Most promising route: Study the spectral measure μ_n(dλ) at the boundary site as a function of l, in the scaling limit l = xn, n → ∞. The measure determines X_nn and P_nn as moments, and α_s as an integral over x. If μ_n has a known asymptotic form (e.g., from the theory of Jacobi matrices with polynomial potentials), the moments might be computable.
Honest Assessment
What this experiment achieves:
- First quantitative decomposition of α_s into mode contributions (IR vs UV)

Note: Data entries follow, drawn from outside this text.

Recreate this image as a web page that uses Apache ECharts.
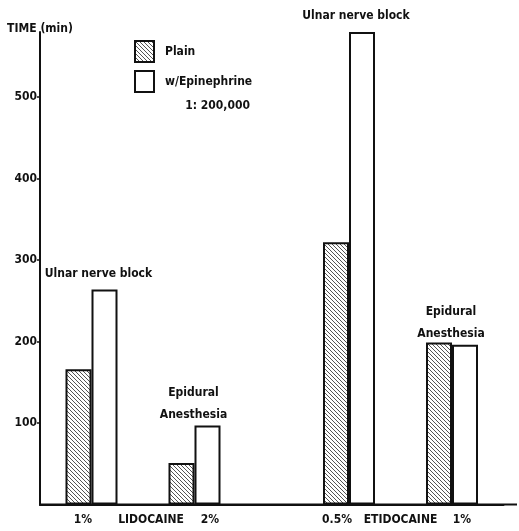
<!DOCTYPE html>
<html><head><meta charset="utf-8">
<script src="https://cdn.jsdelivr.net/npm/echarts@6/dist/echarts.min.js"></script>
<style>html,body{margin:0;padding:0;background:#fff}#c{width:519px;height:531px}</style>
</head><body><div id="c"></div>
<script>
const categories = ['', '1%', 'LIDOCAINE', '2%', '', '', '0.5%', 'ETIDOCAINE', '1%', ''];
const plainValues = [null, 166, null, 51, null, null, 322, null, 199, null];
const epiValues = [null, 264, null, 97, null, null, 580, null, 196, null];
const notes = [null, 'Ulnar nerve block', null, 'Epidural\nAnesthesia', null, null, 'Ulnar nerve block', null, 'Epidural\nAnesthesia', null];
const yTicks = [100, 200, 300, 400, 500];
const seriesNames = ['Plain', 'w/Epinephrine'];
const legendNote = '1: 200,000';
const yName = 'TIME (min)';

const FONT = '"Liberation Sans Narrow", "DejaVu Sans Condensed", "Roboto Condensed", sans-serif';
const INK = '#111';

const pc = document.createElement('canvas'); pc.width = 4; pc.height = 4;
const g = pc.getContext('2d');
g.fillStyle = '#fff'; g.fillRect(0, 0, 4, 4);
g.strokeStyle = '#555'; g.lineWidth = 1;
g.beginPath();
g.moveTo(-1, -1); g.lineTo(5, 5);
g.moveTo(3, -1); g.lineTo(5, 1);
g.moveTo(-1, 3); g.lineTo(1, 5);
g.stroke();

const labelShift = { 'Ulnar nerve block': -6, 'Epidural\nAnesthesia': -14 };
const labelDist = { 'Ulnar nerve block': 5, 'Epidural\nAnesthesia': 0 };

const chart = echarts.init(document.getElementById('c'), null, { renderer: 'canvas' });
chart.setOption({
  animation: false,
  backgroundColor: '#fff',
  textStyle: { fontFamily: FONT, color: INK, fontWeight: 'bold' },
  grid: { left: 40, right: 15.5, top: 32, bottom: 26.5, containLabel: false },
  legend: {
    orient: 'vertical', left: 134, top: 40, padding: 0, itemWidth: 19, itemHeight: 21, itemGap: 7,
    icon: 'rect',
    textStyle: { fontFamily: FONT, fontSize: 12, fontWeight: 'bold', color: INK, padding: [0, 0, 0, 6] },
    data: seriesNames
  },
  graphic: [
    { type: 'text', right: 519 - 250, top: 100,
      style: { text: legendNote, font: 'bold 12px ' + FONT, fill: INK } },
    { type: 'line', z: 100, shape: { x1: 39, y1: 504.5, x2: 517, y2: 504.5 },
      style: { stroke: INK, lineWidth: 2 } }
  ],
  xAxis: {
    type: 'category', data: categories, boundaryGap: false,
    axisLine: { lineStyle: { color: INK, width: 2 } },
    axisTick: { show: false },
    axisLabel: {
      interval: 0, margin: 9, color: INK, fontSize: 12, fontWeight: 'bold', fontFamily: FONT,
      formatter: function (v, i) {
        if (!v) return '';
        const map = { 1: 'l', 2: 'r', 3: 'rr', 6: 'll', 7: 'n', 8: 'r2' };
        return '{' + (map[i] || 'n') + '|' + v + '}';
      },
      rich: {
        n: { fontSize: 12, fontWeight: 'bold', fontFamily: FONT, color: INK },
        l: { fontSize: 12, fontWeight: 'bold', fontFamily: FONT, color: INK, padding: [0, 17, 0, 0] },
        ll: { fontSize: 12, fontWeight: 'bold', fontFamily: FONT, color: INK, padding: [0, 24, 0, 0] },
        r: { fontSize: 12, fontWeight: 'bold', fontFamily: FONT, color: INK, padding: [0, 0, 0, 16] },
        r2: { fontSize: 12, fontWeight: 'bold', fontFamily: FONT, color: INK, padding: [0, 0, 0, 20] },
        rr: { fontSize: 12, fontWeight: 'bold', fontFamily: FONT, color: INK, padding: [0, 0, 0, 31] }
      }
    },
    splitLine: { show: false }
  },
  yAxis: {
    type: 'value', min: 0, max: 580,
    name: yName, nameLocation: 'end', nameGap: -3,
    nameTextStyle: { fontFamily: FONT, fontSize: 12, fontWeight: 'bold', color: INK, align: 'center' },
    axisLine: { show: true, lineStyle: { color: INK, width: 2 } },
    axisTick: { show: true, length: 3, customValues: yTicks, lineStyle: { color: INK, width: 1.5 } },
    axisLabel: { customValues: yTicks, margin: 3, color: INK, fontSize: 12, fontWeight: 'bold', fontFamily: FONT },
    splitLine: { show: false }
  },
  series: [
    {
      name: seriesNames[0], type: 'bar', barWidth: 26, barGap: '0%',
      data: plainValues.map(v => v == null ? '-' : v),
      itemStyle: { color: { image: pc, repeat: 'repeat' }, borderColor: INK, borderWidth: 2 }
    },
    {
      name: seriesNames[1], type: 'bar', barWidth: 26, barGap: '0%',
      data: epiValues.map((v, i) => v == null ? '-' : {
        value: v,
        label: {
          show: true, position: 'top', distance: labelDist[notes[i]],
          offset: [labelShift[notes[i]] || 0, 0],
          formatter: notes[i], lineHeight: 22,
          fontFamily: FONT, fontSize: 12, fontWeight: 'bold', color: INK
        }
      }),
      itemStyle: { color: '#fff', borderColor: INK, borderWidth: 2 }
    }
  ]
});
</script></body></html>
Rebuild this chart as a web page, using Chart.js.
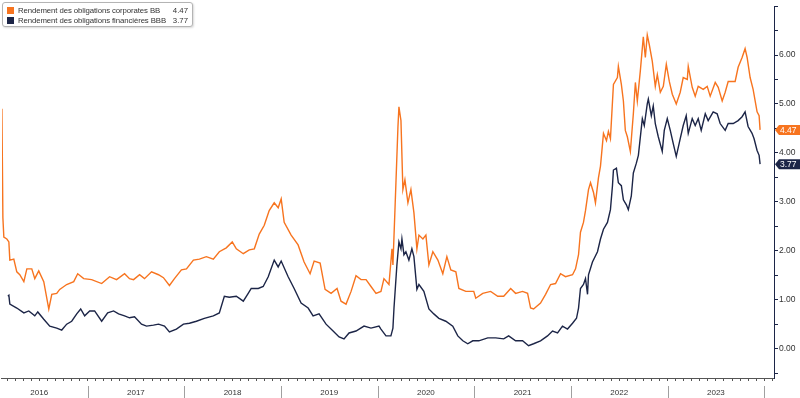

- Quantifies the centrifugal barrier’s role: reduces α by factor ~37, makes it finite
- Confirms UV dominance: 96% of the boundary correlator from high-frequency modes
- Maps the barrier’s spatial range: 95% of effect from j ≤ l, fully converged at j ≤ 2l
- Shows matched asymptotic fails above spectrum: barrier effect encoded in spectral weight within the spectrum
What it does NOT achieve:
- No analytic proof of α_s = 1/(24√π)
- No closed-form expression for the spectral weight at the boundary
- Site-level α overestimates by ~45% (known limitation — nu_site > nu_max)
- The “factor of 37” between uniform and Srednicki α depends on C and is not universal
Connection to the overall science:
This experiment clarifies WHY α_s = 1/(24√π) is hard to prove: it depends on the UV spectral weight of a tridiagonal matrix with a polynomial potential, modified globally by a centrifugal barrier. The proof requires either:
- Exact asymptotics of the spectral measure for Jacobi matrices with l(l+1)/j² potential
- A combinatorial identity for the angular momentum sum
- A heat kernel or zeta function technique that directly gives the moments of the spectral measure
The result α_s = 1/(24√π) = 1/(4! × Γ(3/2)) remains the single unproven link in the derivation chain. Once proven, the cosmological constant prediction Ω_Λ = |δ|/(6α) = 149√π/384 becomes a theorem of quantum field theory on a lattice.